In 1917, Tucker played piano and sang in Burlesque and Vaudeville, at first in blackface as a Coon Shouter performing songs with an African American Influence. At a 1908 Vaudeville appearance her luggage and makeup kit were stolen shortly before the show, and Tucker hastily went on stage with no makeup, and to her surprise she was a bigger hit with the audience than she had been in blackfaceshe never wore blackface again.
She made her debut in the Ziegfeld Follies in 1909 and made the first of her recordings, including Some of These Days for Edison in 1911. The tune, written by Shelton Brooks became an instant hit and her theme song, and later was the title of her autobiography published in 1945.

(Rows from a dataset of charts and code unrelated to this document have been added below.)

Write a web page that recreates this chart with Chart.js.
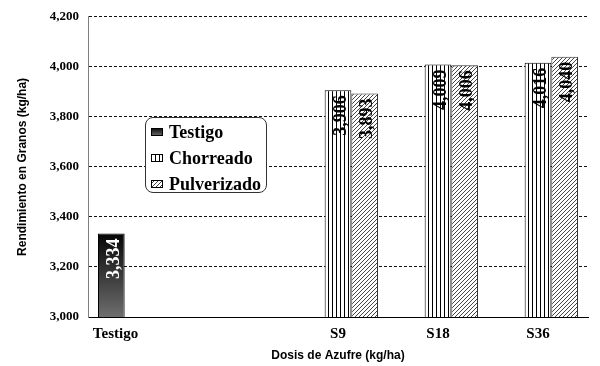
<!DOCTYPE html>
<html><head><meta charset="utf-8">
<script src="https://cdn.jsdelivr.net/npm/chart.js@4/dist/chart.umd.min.js"></script>
<style>
html,body{margin:0;padding:0;background:#fff;}
#wrap{position:relative;width:600px;height:366px;}
#legend{position:absolute;left:145px;top:117px;width:120px;height:74px;border:1px solid #333;border-radius:8px;background:#fff;font:bold 18px "Liberation Serif","Times New Roman",serif;color:#000;}
.item{position:absolute;left:5px;height:20px;display:flex;align-items:center;white-space:nowrap;}
.item canvas{display:block;margin-right:6px;}
</style></head>
<body><div id="wrap"><canvas id="c" width="600" height="366"></canvas><div id="legend"></div></div>
<script>
// ---- data ----
const categories = ['Testigo', '', 'S9', 'S18', 'S36'];
const seriesNames = ['Testigo', 'Chorreado', 'Pulverizado'];
const testigo = [3334, null, null, null, null];
const chorreado = [null, null, 3906, 4009, 4016];
const pulverizado = [null, null, 3893, 4006, 4040];
const yMin = 3000, yMax = 4200, yStep = 200;
const yTitle = 'Rendimiento en Granos (kg/ha)';
const xTitle = 'Dosis de Azufre (kg/ha)';

const SERIF = '"Liberation Serif","Times New Roman",serif';
const SANS = '"Liberation Sans",Arial,sans-serif';

function makeStripe() {
  const c = document.createElement('canvas'); c.width = 4; c.height = 4;
  const g = c.getContext('2d');
  g.fillStyle = '#fff'; g.fillRect(0, 0, 4, 4);
  g.fillStyle = '#000'; g.fillRect(0, 0, 1, 4);
  return c;
}
function makeHatch() {
  const c = document.createElement('canvas'); c.width = 4; c.height = 4;
  const g = c.getContext('2d');
  g.fillStyle = '#fff'; g.fillRect(0, 0, 4, 4);
  g.fillStyle = '#444';
  g.fillRect(3, 0, 1, 1); g.fillRect(2, 1, 1, 1); g.fillRect(1, 2, 1, 1); g.fillRect(0, 3, 1, 1);
  return c;
}
const ctx0 = document.getElementById('c').getContext('2d');
const stripePat = ctx0.createPattern(makeStripe(), 'repeat');
const hatchPat = ctx0.createPattern(makeHatch(), 'repeat');

function testigoFill(context) {
  const chart = context.chart;
  const area = chart.chartArea;
  const ys = chart.scales && chart.scales.y;
  if (!area || !ys || context.raw == null) return '#333';
  const top = ys.getPixelForValue(context.raw);
  const g = chart.ctx.createLinearGradient(0, top, 0, area.bottom);
  g.addColorStop(0, '#050505');
  g.addColorStop(1, '#6e6e6e');
  return g;
}

const valueLabels = {
  id: 'valueLabels',
  afterDatasetsDraw(chart) {
    const ctx = chart.ctx;
    chart.data.datasets.forEach((ds, i) => {
      const meta = chart.getDatasetMeta(i);
      meta.data.forEach((bar, j) => {
        const v = ds.data[j];
        if (v == null) return;
        ctx.save();
        ctx.translate(bar.x + 3, bar.y + 5);
        ctx.rotate(-Math.PI / 2);
        ctx.font = 'bold 18px ' + SERIF;
        ctx.fillStyle = i === 0 ? '#fff' : '#000';
        ctx.textAlign = 'right';
        ctx.textBaseline = 'middle';
        ctx.fillText(v.toLocaleString('en-US'), 0, 0);
        ctx.restore();
      });
    });
  }
};

const chart = new Chart(ctx0, {
  type: 'bar',
  data: {
    labels: categories,
    datasets: [
      { label: seriesNames[0], data: testigo, backgroundColor: testigoFill, borderColor: '#000', borderWidth: 1 },
      { label: seriesNames[1], data: chorreado, backgroundColor: stripePat, borderColor: '#000', borderWidth: 1 },
      { label: seriesNames[2], data: pulverizado, backgroundColor: hatchPat, borderColor: '#333', borderWidth: 1 }
    ]
  },
  options: {
    responsive: false,
    animation: false,
    devicePixelRatio: 1,
    categoryPercentage: 0.8,
    barPercentage: 1.0,
    layout: { padding: { top: 13, right: 12, left: 0, bottom: 0 } },
    plugins: { legend: { display: false }, tooltip: { enabled: false } },
    scales: {
      x: {
        grid: { display: false, drawTicks: false },
        border: { display: true, color: '#000', width: 1 },
        ticks: {
          color: '#000', padding: 8,
          font: { family: SERIF, size: 15, weight: 'bold' },
          maxRotation: 0, autoSkip: false,
          callback: function (v, i) {
            const lab = this.getLabelForValue(v);
            return i === 0 ? lab + '\u00a0'.repeat(12) : lab;
          }
        },
        title: { display: true, text: xTitle, color: '#000', font: { family: SANS, size: 12, weight: 'bold' }, padding: { top: 0, bottom: 3 } },
        afterFit: s => { s.height = 49; }
      },
      y: {
        min: yMin, max: yMax,
        grid: { color: '#111', lineWidth: 1, drawTicks: false },
        border: { display: true, color: '#808080', width: 1, dash: [3, 2] },
        ticks: {
          stepSize: yStep, color: '#000', padding: 9,
          font: { family: SERIF, size: 13, weight: 'bold' },
          callback: v => v.toLocaleString('en-US')
        },
        title: { display: true, text: yTitle, color: '#000', font: { family: SANS, size: 12, weight: 'bold' }, padding: { top: 15, bottom: 0 } },
        afterFit: s => { s.width = 88; }
      }
    }
  },
  plugins: [valueLabels]
});

// ---- HTML legend ----
const legend = document.getElementById('legend');
const swatchSrc = [null, makeStripe(), makeHatch()];
const itemTops = [4, 30, 56];
seriesNames.forEach((name, i) => {
  const it = document.createElement('div');
  it.className = 'item';
  it.style.top = itemTops[i] + 'px';
  const sw = document.createElement('canvas');
  sw.width = 12; sw.height = 8;
  const g = sw.getContext('2d');
  if (i === 0) {
    const gr = g.createLinearGradient(0, 0, 0, 8);
    gr.addColorStop(0, '#050505'); gr.addColorStop(1, '#6e6e6e');
    g.fillStyle = gr;
  } else {
    g.fillStyle = g.createPattern(swatchSrc[i], 'repeat');
  }
  g.fillRect(0, 0, 12, 8);
  g.strokeStyle = '#000'; g.lineWidth = 1; g.strokeRect(0.5, 0.5, 11, 7);
  it.appendChild(sw);
  const t = document.createElement('span');
  t.textContent = name;
  it.appendChild(t);
  legend.appendChild(it);
});
</script>
</body></html>
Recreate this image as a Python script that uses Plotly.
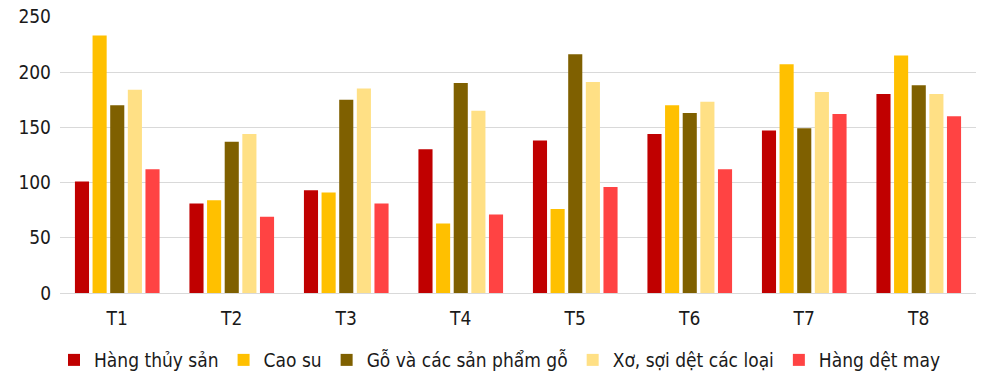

In 1921 Tucker hired pianist Ted Shapiro as her accompanist and musical director; Shapiro would remain with Tucker the rest of her career, and was also her lifelong friend. Tucker made her first movie appearance in the 1929 early sound motion picture Honky Tonk where she was billed with her nickname, The Last of the Red Hot Mammas. Her hearty sexual appetite was a frequent subject of her songs, unusual for female performers of the era. In 1938, due to her efforts to unionize professional actors, she was elected President of the American Federation of Actors.
In the 1950s and into the early 1960s, Tucker made frequent television appearances and continued performing in the US and the UK until shortly before her death. Sophie Tucker died of lung cancer February 9, 1966 and was buried as Emmanuel Cemetery in Wethersfield (Middlesex County), Connecticut.